Exercise requirements:
The lines from the top of the material through the line with "800, 400, 200]" are to be set down exactly. Leave the pictures out.
==== Data segment
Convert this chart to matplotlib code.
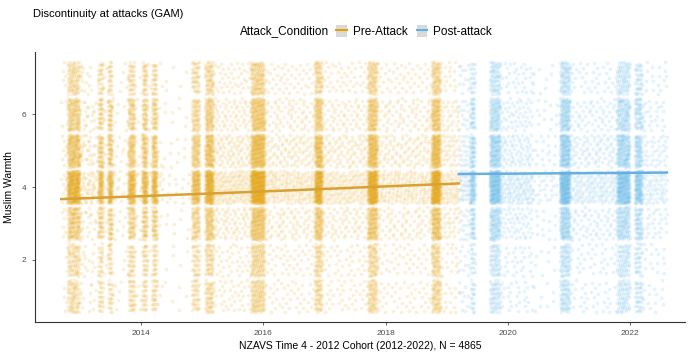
import matplotlib
matplotlib.use("Agg")
import matplotlib.pyplot as plt
from matplotlib.lines import Line2D
from matplotlib.patches import Patch
import numpy as np

plt.rcParams['font.family'] = ['Liberation Sans', 'DejaVu Sans']

# response levels of the warmth scale and share of answers at each level
levels = [1, 2, 3, 4, 5, 6, 7]
level_share = [0.08, 0.08, 0.14, 0.30, 0.18, 0.13, 0.09]

# time bands of responses (start year, end year, number of points)
pre_start = [2012.80, 2013.30, 2013.46, 2013.79, 2014.02, 2014.18, 2014.83, 2015.05,
             2015.80, 2016.84, 2017.71, 2018.75,
             2012.70, 2013.00, 2014.35, 2015.18, 2016.02, 2016.96, 2017.86, 2018.89]
pre_end = [2013.00, 2013.38, 2013.53, 2013.90, 2014.10, 2014.26, 2014.96, 2015.18,
           2016.02, 2016.96, 2017.86, 2018.89,
           2013.25, 2014.35, 2014.80, 2015.80, 2016.84, 2017.71, 2018.75, 2019.20]
pre_n = [900, 300, 300, 450, 350, 350, 500, 700,
         1400, 700, 900, 900,
         220, 300, 60, 500, 560, 500, 560, 220]

post_start = [2019.20, 2019.38, 2019.70, 2019.87, 2020.40, 2020.85, 2021.01, 2021.78, 2022.07, 2022.19]
post_end = [2019.38, 2019.46, 2019.87, 2020.40, 2020.80, 2021.01, 2021.78, 2021.99, 2022.19, 2022.60]
post_n = [120, 250, 700, 380, 100, 800, 450, 800, 400, 200]

# GAM fitted curves
pre_fit_x = [2012.70, 2014.0, 2016.0, 2018.0, 2019.20]
pre_fit_y = [3.67, 3.75, 3.88, 4.02, 4.10]
post_fit_x = [2019.20, 2022.60]
post_fit_y = [4.36, 4.40]

col_pre = '#E69F00'
col_post = '#56B4E9'


def jitter_points(starts, ends, counts):
    # deterministic jitter (R2 low discrepancy sequence) inside each band/level
    xs, ys = [], []
    k = 0
    for s, e, n in zip(starts, ends, counts):
        for lev, w in zip(levels, level_share):
            m = int(round(n * w))
            i = np.arange(k, k + m)
            k += m
            u = (0.5 + i * 0.7548776662) % 1
            v = (0.5 + i * 0.5698402910) % 1
            xs.append(s + u * (e - s))
            ys.append(lev - 0.45 + v * 0.9)
    return np.concatenate(xs), np.concatenate(ys)


fig = plt.figure(figsize=(7, 3.53), dpi=100)
ax = fig.add_axes([0.05, 0.088, 0.929, 0.765])

px, py = jitter_points(pre_start, pre_end, pre_n)
qx, qy = jitter_points(post_start, post_end, post_n)
ax.scatter(px, py, s=7, color=col_pre, alpha=0.15, linewidths=0, rasterized=True)
ax.scatter(qx, qy, s=7, color=col_post, alpha=0.15, linewidths=0, rasterized=True)

ax.plot(pre_fit_x, pre_fit_y, color='#D9A033', lw=1.8)
ax.plot(post_fit_x, post_fit_y, color='#6AAEE0', lw=1.8)

ax.set_xlim(2012.27, 2022.9)
ax.set_ylim(0.29, 7.72)
ax.set_xticks([2014, 2016, 2018, 2020, 2022])
ax.set_yticks([2, 4, 6])
ax.tick_params(labelsize=6, colors='#4d4d4d', length=2.5, width=0.6)
for sp in ['top', 'right']:
    ax.spines[sp].set_visible(False)
for sp in ['left', 'bottom']:
    ax.spines[sp].set_linewidth(0.8)
    ax.spines[sp].set_color('#333333')

ax.set_ylabel('Muslim Warmth', fontsize=7.5, labelpad=6)
ax.set_xlabel('NZAVS Time 4 - 2012 Cohort (2012-2022), N = 4865', fontsize=7.5, labelpad=3)

fig.text(0.047, 0.975, 'Discontinuity at attacks (GAM)', fontsize=8, va='top', ha='left')

# legend: title on the same row as the keys
fig.text(0.343, 0.913, 'Attack_Condition', fontsize=8.5, va='center', ha='left')
handles = [
    (Patch(facecolor='#D9D9D9', edgecolor='none'), Line2D([], [], color=col_pre, lw=1.5)),
    (Patch(facecolor='#D9D9D9', edgecolor='none'), Line2D([], [], color=col_post, lw=1.5)),
]
fig.legend(handles, ['Pre-Attack', 'Post-attack'], loc='center left',
           bbox_to_anchor=(0.48, 0.910), ncol=2, frameon=False, borderpad=0,
           borderaxespad=0, fontsize=8.5, handlelength=0.9, handleheight=1.1,
           handletextpad=0.5, columnspacing=0.8)

fig.savefig('out.png', dpi=100)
========
Solution to this exercise:
Convert this chart to matplotlib code.
import matplotlib
matplotlib.use("Agg")
import matplotlib.pyplot as plt
from matplotlib.lines import Line2D
from matplotlib.patches import Patch
import numpy as np

plt.rcParams['font.family'] = ['Liberation Sans', 'DejaVu Sans']

# response levels of the warmth scale and share of answers at each level
levels = [1, 2, 3, 4, 5, 6, 7]
level_share = [0.08, 0.08, 0.14, 0.30, 0.18, 0.13, 0.09]

# time bands of responses (start year, end year, number of points)
pre_start = [2012.80, 2013.30, 2013.46, 2013.79, 2014.02, 2014.18, 2014.83, 2015.05,
             2015.80, 2016.84, 2017.71, 2018.75,
             2012.70, 2013.00, 2014.35, 2015.18, 2016.02, 2016.96, 2017.86, 2018.89]
pre_end = [2013.00, 2013.38, 2013.53, 2013.90, 2014.10, 2014.26, 2014.96, 2015.18,
           2016.02, 2016.96, 2017.86, 2018.89,
           2013.25, 2014.35, 2014.80, 2015.80, 2016.84, 2017.71, 2018.75, 2019.20]
pre_n = [900, 300, 300, 450, 350, 350, 500, 700,
         1400, 700, 900, 900,
         220, 300, 60, 500, 560, 500, 560, 220]

post_start = [2019.20, 2019.38, 2019.70, 2019.87, 2020.40, 2020.85, 2021.01, 2021.78, 2022.07, 2022.19]
post_end = [2019.38, 2019.46, 2019.87, 2020.40, 2020.80, 2021.01, 2021.78, 2021.99, 2022.19, 2022.60]
post_n = [120, 250, 700, 380, 100, 800, 450, 800, 400, 200]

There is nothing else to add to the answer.